En 2020, vingt et un ans après l’enlèvement d’Öcalan, la situation du peuple kurde a changé : ils ont modifié le cours de leur destin, celui d’être enterrés sous les décombres, et représentent une force active dans le mouvement de rupture d’avec les régimes patriarcaux, modernité capitaliste comprise.

Pour cette raison, la voix d’Öcalan est des plus essentielles. Mais, trop souvent, la voilà passée sous silence – isolement carcéral oblige. Sa libération est dans l’intérêt de tous les peuples du Moyen-Orient, et pas seulement des Kurdes. Comme vous le constaterez, les écrits de ce livre ne s’adressent pas uniquement à ces derniers. Nulle perspective ethnocentrée ou nationaliste dans ces pages : tout le monde peut y trouver matière à inspiration, et en tirer bénéfice. La révolution du Rojava peut être la première étincelle d’une vague de transformations au Moyen-Orient, voire au-delà. Avec votre soutien, lectrice et lecteur, cette vague portera également Abdullah Öcalan hors des murs de sa prison, vers la liberté.

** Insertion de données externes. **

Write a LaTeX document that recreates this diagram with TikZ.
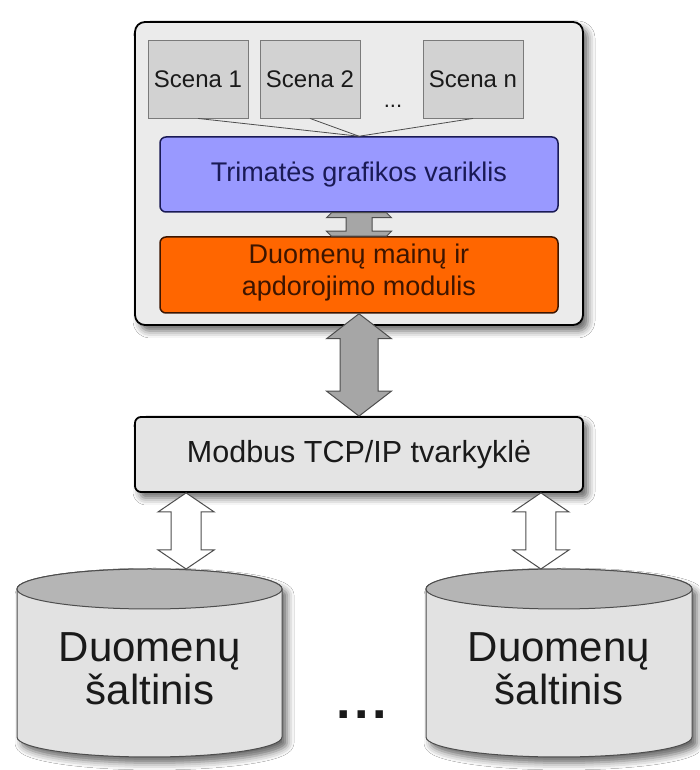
\documentclass[tikz,border=0pt]{standalone}
\usepackage{fontspec}
\setmainfont{Liberation Sans}
\usetikzlibrary{calc,shadows.blur}

\definecolor{shellfill}{HTML}{EBEBEB}
\definecolor{scenefill}{HTML}{D2D2D2}
\definecolor{sceneline}{HTML}{7A7A7A}
\definecolor{enginefill}{HTML}{9999FF}
\definecolor{enginetext}{HTML}{1A1A55}
\definecolor{modulefill}{HTML}{FF6600}
\definecolor{moduletext}{HTML}{3D1500}
\definecolor{driverfill}{HTML}{E4E4E4}
\definecolor{cylbody}{HTML}{E2E2E2}
\definecolor{cyltop}{HTML}{B5B5B5}
\definecolor{arrowfill}{HTML}{A6A6A6}
\definecolor{arrowline}{HTML}{4D4D4D}
\definecolor{inktext}{HTML}{1A1A1A}

% vertical double-headed block arrow:
% #1 style, #2 upper tip (gives x), #3 lower tip, #4 head half width,
% #5 shaft half width, #6 head length
\newcommand{\vdoublearrow}[6]{%
  \path[#1] let \p1=(#2), \p2=(#3) in
    (\x1,\y1) -- (\x1+#4,\y1-#6) -- (\x1+#5,\y1-#6) -- (\x1+#5,\y2+#6)
    -- (\x1+#4,\y2+#6) -- (\x1,\y2) -- (\x1-#4,\y2+#6) -- (\x1-#5,\y2+#6)
    -- (\x1-#5,\y1-#6) -- (\x1-#4,\y1-#6) -- cycle;}

% short double arrow whose tips are hidden by the two boxes it joins:
% #1 style, #2 upper end, #3 lower end, #4 width at the ends,
% #5 head half width, #6 shaft half width, #7 visible head depth
\newcommand{\vlinkarrow}[7]{%
  \path[#1] let \p1=(#2), \p2=(#3) in
    (\x1-#4,\y1) -- (\x1+#4,\y1) -- (\x1+#5,\y1-#7) -- (\x1+#6,\y1-#7)
    -- (\x1+#6,\y2+#7) -- (\x1+#5,\y2+#7) -- (\x1+#4,\y2) -- (\x1-#4,\y2)
    -- (\x1-#5,\y2+#7) -- (\x1-#6,\y2+#7) -- (\x1-#6,\y1-#7) -- (\x1-#5,\y1-#7) -- cycle;}

\tikzset{
  softshadow/.style={blur shadow={shadow xshift=5pt, shadow yshift=-6pt,
      shadow blur radius=7pt, shadow opacity=60}},
  shellbox/.style={draw=black, line width=1.8pt, fill=shellfill,
      rounded corners=10pt, softshadow},
  scenebox/.style={draw=sceneline, line width=0.9pt, fill=scenefill,
      minimum width=100pt, minimum height=78pt, inner sep=0pt,
      text=inktext, font=\fontsize{24}{28}\selectfont},
  enginebox/.style={draw=enginetext, line width=1.5pt, fill=enginefill,
      rounded corners=6pt, minimum width=398pt, minimum height=75pt,
      text=enginetext, font=\fontsize{27}{32}\selectfont},
  modulebox/.style={draw=moduletext, line width=1.5pt, fill=modulefill,
      rounded corners=6pt, minimum width=398pt, minimum height=76pt},
  moduletxt/.style={text=moduletext, align=center,
      font=\fontsize{27}{32}\selectfont},
  driverbox/.style={draw=black, line width=1.8pt, fill=driverfill,
      rounded corners=6pt, minimum width=448pt, minimum height=75pt,
      text=inktext, font=\fontsize{30.5}{36}\selectfont, softshadow},
  feed/.style={draw=arrowline, line width=0.8pt},
  greyarrow/.style={draw=arrowline, line width=1pt, fill=arrowfill,
      line join=miter},
  whitearrow/.style={draw=arrowline, line width=1pt, fill=white,
      line join=miter},
  cylside/.style={draw=arrowline, line width=1pt, fill=cylbody, softshadow},
  cylcap/.style={draw=arrowline, line width=1pt, fill=cyltop},
  dbtext/.style={text=inktext, anchor=base, inner sep=0pt,
      font=\fontsize{42}{42}\selectfont},
}

\begin{document}
\begin{tikzpicture}[x=1pt,y=1pt]
  \useasboundingbox (0,0) rectangle (699,770);
  \fill[white] (0,0) rectangle (699,770);

  % application shell
  \node[shellbox, minimum width=448pt, minimum height=303pt] (shell) at (359,596.5) {};

  % scenes
  \node[scenebox] (s1) at (198,691) {Scena 1};
  \node[scenebox] (s2) at (310,691) {Scena 2};
  \node[scenebox] (sn) at (473,691) {Scena n};
  \node[text=inktext, font=\fontsize{22}{24}\selectfont, inner sep=0pt] (sdots) at (393,664) {...};

  % engine and data module
  \node[enginebox] (engine) at (359,595.5) {Trimatės grafikos variklis};
  \node[modulebox] (module) at (359,495) {};
  \node[moduletxt] (moduletext) at (359,497) {Duomenų mainų ir\\apdorojimo modulis};

  \draw[feed] (s1.south) -- (engine.north);
  \draw[feed] (s2.south) -- (engine.north);
  \draw[feed] (sn.south) -- (engine.north);

  % link between engine and module
  \vlinkarrow{greyarrow}{engine.south}{module.north}{27.5}{32.5}{13}{5}

  % Modbus driver
  \node[driverbox] (modbus) at (359,315.5) {Modbus TCP/IP tvarkyklė};

  \vdoublearrow{greyarrow}{module.south}{modbus.north}{32.5}{19}{25}

  % data sources
  \coordinate (db1) at (149.5,107);
  \coordinate (db1top) at (149.5,201);
  \path[cylside] (17,181) -- (17,33) arc[start angle=180, end angle=360, x radius=132.5, y radius=20]
      -- (282,181) arc[start angle=0, end angle=180, x radius=132.5, y radius=20] -- cycle;
  \path[cylcap] (149.5,181) ellipse[x radius=132.5, y radius=20];
  \node[dbtext] (db1a) at (150,108) {Duomenų};
  \node[dbtext] (db1b) at (150,65) {šaltinis};

  \coordinate (db2) at (559,107);
  \coordinate (db2top) at (559,201);
  \path[cylside] (426,181) -- (426,33) arc[start angle=180, end angle=360, x radius=133, y radius=20]
      -- (692,181) arc[start angle=0, end angle=180, x radius=133, y radius=20] -- cycle;
  \path[cylcap] (559,181) ellipse[x radius=133, y radius=20];
  \node[dbtext] (db2a) at (559,108) {Duomenų};
  \node[dbtext] (db2b) at (559,65) {šaltinis};

  \node[text=inktext, font=\bfseries\fontsize{52}{52}\selectfont, inner sep=0pt, anchor=base]
      (ddots) at (362,51) {.\kern3.5pt.\kern3.5pt.};

  \vdoublearrow{whitearrow}{[xshift=52pt]modbus.south west}{db1top}{28}{15}{19}
  \vdoublearrow{whitearrow}{[xshift=-43pt]modbus.south east}{db2top}{28}{15}{19}
\end{tikzpicture}
\end{document}
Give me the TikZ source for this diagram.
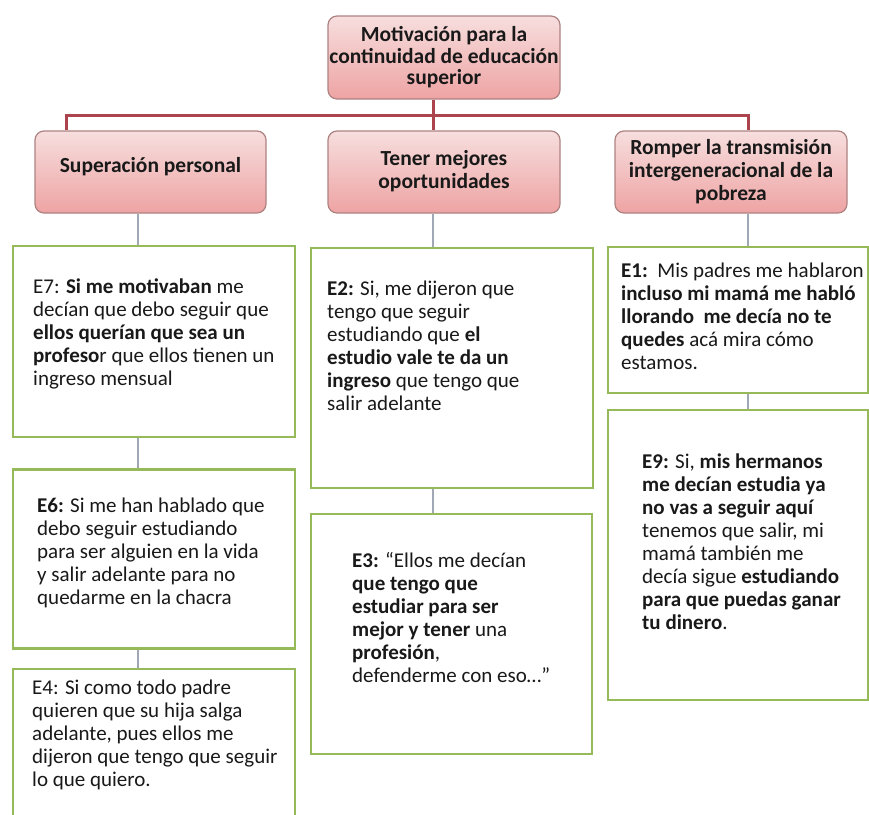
\documentclass[tikz,border=0pt]{standalone}
\usepackage{fontspec}
\setmainfont{Carlito}
\definecolor{headtop}{RGB}{247,222,222}
\definecolor{headbot}{RGB}{238,163,163}
\definecolor{headline}{RGB}{175,130,130}
\definecolor{barred}{RGB}{172,68,78}
\definecolor{linkgray}{RGB}{160,168,182}
\definecolor{quoteline}{RGB}{150,185,90}
\begin{document}
\begin{tikzpicture}[x=1pt,y=-1pt,
  head/.style={draw=headline, line width=1.2pt, rounded corners=9pt,
    top color=headtop, bottom color=headbot, align=center, inner sep=0pt,
    text=black!90, font=\bfseries\fontsize{21.5}{23}\selectfont},
  quote/.style={draw=quoteline, line width=2.6pt, fill=white, inner sep=0pt},
  txt/.style={anchor=north west, align=left, inner sep=0pt,
    text=black!90, font=\fontsize{21}{23}\selectfont},
  redlink/.style={draw=barred, line width=3pt},
  graylink/.style={draw=linkgray, line width=1.3pt}]
  \useasboundingbox (0,0) rectangle (869,814);
  \fill[white] (0,0) rectangle (869,814);
  \clip (0,0) rectangle (869,814);

  % Top box
  \node[head, minimum width=232, minimum height=83,
    font=\bfseries\fontsize{21.5}{21.5}\selectfont] (top) at (444,57.5)
    {Motivación para la\\continuidad de educación\\superior};

  % Three motives
  \node[head, minimum width=231, minimum height=82] (h1) at (150.5,172)
    {Superación personal\\[-9pt]};
  \node[head, minimum width=232, minimum height=82] (h2) at (444,172)
    {Tener mejores\\oportunidades\\[-17pt]};
  \node[head, minimum width=232, minimum height=82] (h3) at (731,172)
    {Romper la transmisión\\intergeneracional de la\\pobreza};

  % Quote boxes, left column
  \node[quote, minimum width=282, minimum height=191] (e7) at (154,341.5) {};
  \node[quote, minimum width=282, minimum height=179] (e6) at (154,559) {};
  \node[quote, minimum width=282, minimum height=170] (e4) at (154,754) {};
  % Quote boxes, middle column
  \node[quote, minimum width=282, minimum height=240] (e2) at (452,368) {};
  \node[quote, minimum width=281, minimum height=240] (e3) at (451.5,634) {};
  % Quote boxes, right column
  \node[quote, minimum width=260, minimum height=146] (e1) at (738,320) {};
  \node[quote, minimum width=260, minimum height=290] (e9) at (738,555) {};

  % Red fork
  \coordinate (fork) at (433,115);
  \draw[redlink] ([xshift=-11]top.south) -- ([xshift=-11]h2.north);
  \draw[redlink] ([xshift=-84.5]h1.north) |- (fork) -| ([xshift=17]h3.north);

  % Gray links
  \draw[graylink] ([xshift=-12.5]h1.south) -- ([xshift=-12.5]h1.south |- e7.north);
  \draw[graylink] ([xshift=-16]e7.south) -- ([xshift=-16]e6.north);
  \draw[graylink] ([xshift=-16]e6.south) -- ([xshift=-16]e4.north);
  \draw[graylink] ([xshift=-11]h2.south) -- ([xshift=-11]h2.south |- e2.north);
  \draw[graylink] ([xshift=-19]e2.south) -- ([xshift=-18.5]e3.north);
  \draw[graylink] ([xshift=17]h3.south) -- ([xshift=17]h3.south |- e1.north);
  \draw[graylink] ([xshift=10]e1.south) -- ([xshift=10]e9.north);

  % Quotes
  \node[txt] (t7) at (33,279) {E7: \textbf{Si me motivaban} me\\decían que debo seguir que\\
    \textbf{ellos querían que sea un}\\\textbf{profeso}r que ellos tienen un\\ingreso mensual};
  \node[txt] (t6) at (37,498) {\textbf{E6:} Si me han hablado que\\debo seguir estudiando\\
    para ser alguien en la vida\\y salir adelante para no\\quedarme en la chacra};
  \node[txt] (t4) at (32,680) {E4: Si como todo padre\\quieren que su hija salga\\
    adelante, pues ellos me\\dijeron que tengo que seguir\\lo que quiero.};
  \node[txt] (t2) at (327,281) {\textbf{E2:} Si, me dijeron que\\tengo que seguir\\
    estudiando que \textbf{el}\\\textbf{estudio vale te da un}\\\textbf{ingreso} que tengo que\\salir adelante};
  \node[txt] (t3) at (352,552) {\textbf{E3:} “Ellos me decían\\\textbf{que tengo que}\\
    \textbf{estudiar para ser}\\\textbf{mejor y tener} una\\\textbf{profesión},\\defenderme con eso…”};
  \node[txt] (t1) at (621,263) {\textbf{E1:}\ \ Mis padres me hablaron\\\textbf{incluso mi mamá me habló}\\
    \textbf{llorando\ \ me decía no te}\\\textbf{quedes} acá mira cómo\\estamos.};
  \node[txt] (t9) at (642,454) {\textbf{E9:} Si, \textbf{mis hermanos}\\\textbf{me decían estudia ya}\\
    \textbf{no vas a seguir aquí}\\tenemos que salir, mi\\mamá también me\\decía sigue \textbf{estudiando}\\
    \textbf{para que puedas ganar}\\\textbf{tu dinero}.};
\end{tikzpicture}
\end{document}
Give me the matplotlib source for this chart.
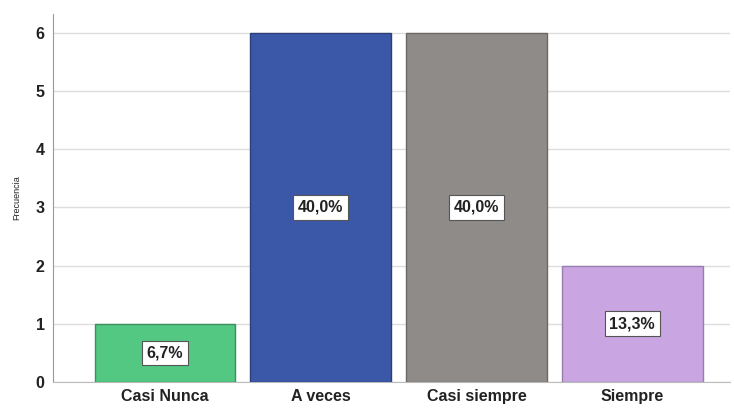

Permettez-nous d’insister : les pages suivantes doivent être vues comme un aperçu d’un travail de pensée ; elles ne sauraient remplacer une lecture attentive de la totalité de ses œuvres. Nous vous prions de ne pas vous contenter de ces compilations : notre espoir serait qu’elles vous donnent l’envie de vous immerger dans ses livres, à partir desquels ces chapitres ont été tracés.